2012/11/30 Black, Michael (IS) <michael.bla...@ngc.com>:
> The Linux kernel used to default to writeback for a while until 2.6.36 where 
> it then defaulted to ordered.
> So you're seeing the ordered behavior now which is the safest mode.
> http://forum.linode.com/viewtopic.php?t=7815
>
> How to convert to writeback if that's what you want...it is a more dangerous 
> option.
> http://ubuntuforums.org/showthread.php?t=107856
>

I have checked my system and found that it has already set to writeback mode.

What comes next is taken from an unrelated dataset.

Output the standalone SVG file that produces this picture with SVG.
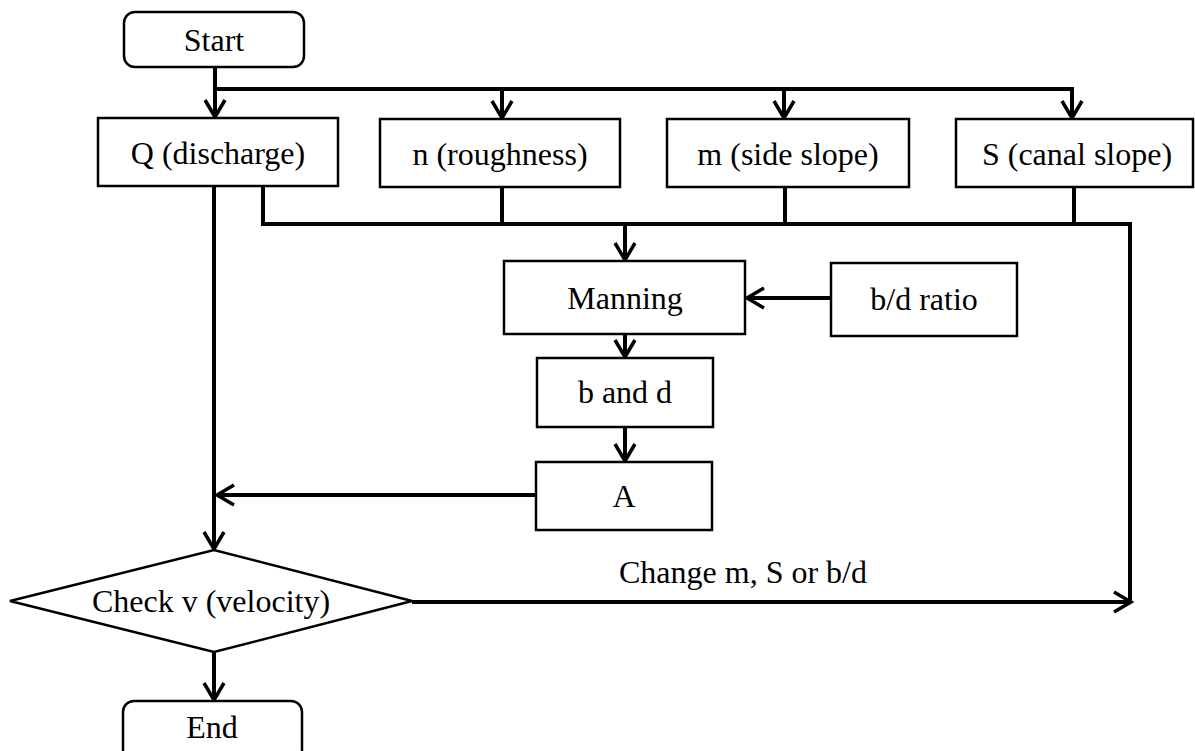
<svg xmlns="http://www.w3.org/2000/svg" width="1195" height="751" viewBox="0 0 1195 751">
<style>
.box{fill:#fff;stroke:#000;stroke-width:2.5}
.t{font-family:"Liberation Serif","Times New Roman",serif;font-size:32px;fill:#000;text-anchor:middle}
.c{fill:none;stroke:#000;stroke-width:4}
</style>
<defs>
<marker id="ah" markerUnits="userSpaceOnUse" markerWidth="24" markerHeight="26" refX="19" refY="12" orient="auto">
<path d="M2,2 L19,12 L2,22" fill="none" stroke="#000" stroke-width="3.5"/>
</marker>
</defs>
<rect width="1195" height="751" fill="#fff"/>
<g id="connectors">
<path class="c" d="M215,67 V117" marker-end="url(#ah)"/>
<path class="c" d="M215,89 H1072 V118" marker-end="url(#ah)"/>
<path class="c" d="M502,89 V118" marker-end="url(#ah)"/>
<path class="c" d="M784,89 V118" marker-end="url(#ah)"/>
<path class="c" d="M214,186 V549" marker-end="url(#ah)"/>
<path class="c" d="M263,186 V224 H1130 V602"/>
<path class="c" d="M502,187 V224"/>
<path class="c" d="M785,187 V224"/>
<path class="c" d="M1074,187 V224"/>
<path class="c" d="M625,224 V260" marker-end="url(#ah)"/>
<path class="c" d="M831,298 H747" marker-end="url(#ah)"/>
<path class="c" d="M625,334 V357" marker-end="url(#ah)"/>
<path class="c" d="M625,427 V461" marker-end="url(#ah)"/>
<path class="c" d="M536,495 H217" marker-end="url(#ah)"/>
<path class="c" d="M412,602 H1131" marker-end="url(#ah)"/>
<path class="c" d="M214,652 V700" marker-end="url(#ah)"/>
<text class="t" x="743" y="583">Change m, S or b/d</text>
</g>
<g id="start"><rect class="box" x="124" y="12" width="180" height="55" rx="11"/><text class="t" x="214" y="51">Start</text></g>
<g id="q"><rect class="box" x="98" y="118" width="240" height="68"/><text class="t" x="218" y="164">Q (discharge)</text></g>
<g id="n"><rect class="box" x="380" y="119" width="240" height="68"/><text class="t" x="500" y="165">n (roughness)</text></g>
<g id="m"><rect class="box" x="667" y="119" width="242" height="68"/><text class="t" x="788" y="165">m (side slope)</text></g>
<g id="s"><rect class="box" x="956" y="119" width="237" height="68"/><text class="t" x="1077" y="165">S (canal slope)</text></g>
<g id="manning"><rect class="box" x="504" y="261" width="241" height="73"/><text class="t" x="625" y="309">Manning</text></g>
<g id="bd-ratio"><rect class="box" x="831" y="263" width="186" height="73"/><text class="t" x="924" y="310">b/d ratio</text></g>
<g id="b-and-d"><rect class="box" x="537" y="358" width="176" height="69"/><text class="t" x="625" y="403">b and d</text></g>
<g id="a"><rect class="box" x="536" y="462" width="176" height="68"/><text class="t" x="624" y="507">A</text></g>
<g id="check"><polygon class="box" points="10,601 214,550 412,601 214,652"/><text class="t" x="211" y="612">Check v (velocity)</text></g>
<g id="end"><rect class="box" x="123" y="701" width="179" height="60" rx="11"/><text class="t" x="212" y="738">End</text></g>
</svg>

However, from the information you provided, I finally know that the root cause
is the barrier setting. The barrier is turned on by default for EXT3 on kernel
3.4.6 but is turned off on kernel 2.6.33. After turning off barrier on kernel
3.4.6, the write performance is back to same as kernel 2.6.33. Now at least I
can tell my boss what is going on and let him decide wheter to turn off
barrier. Thanks a lot for all the replies.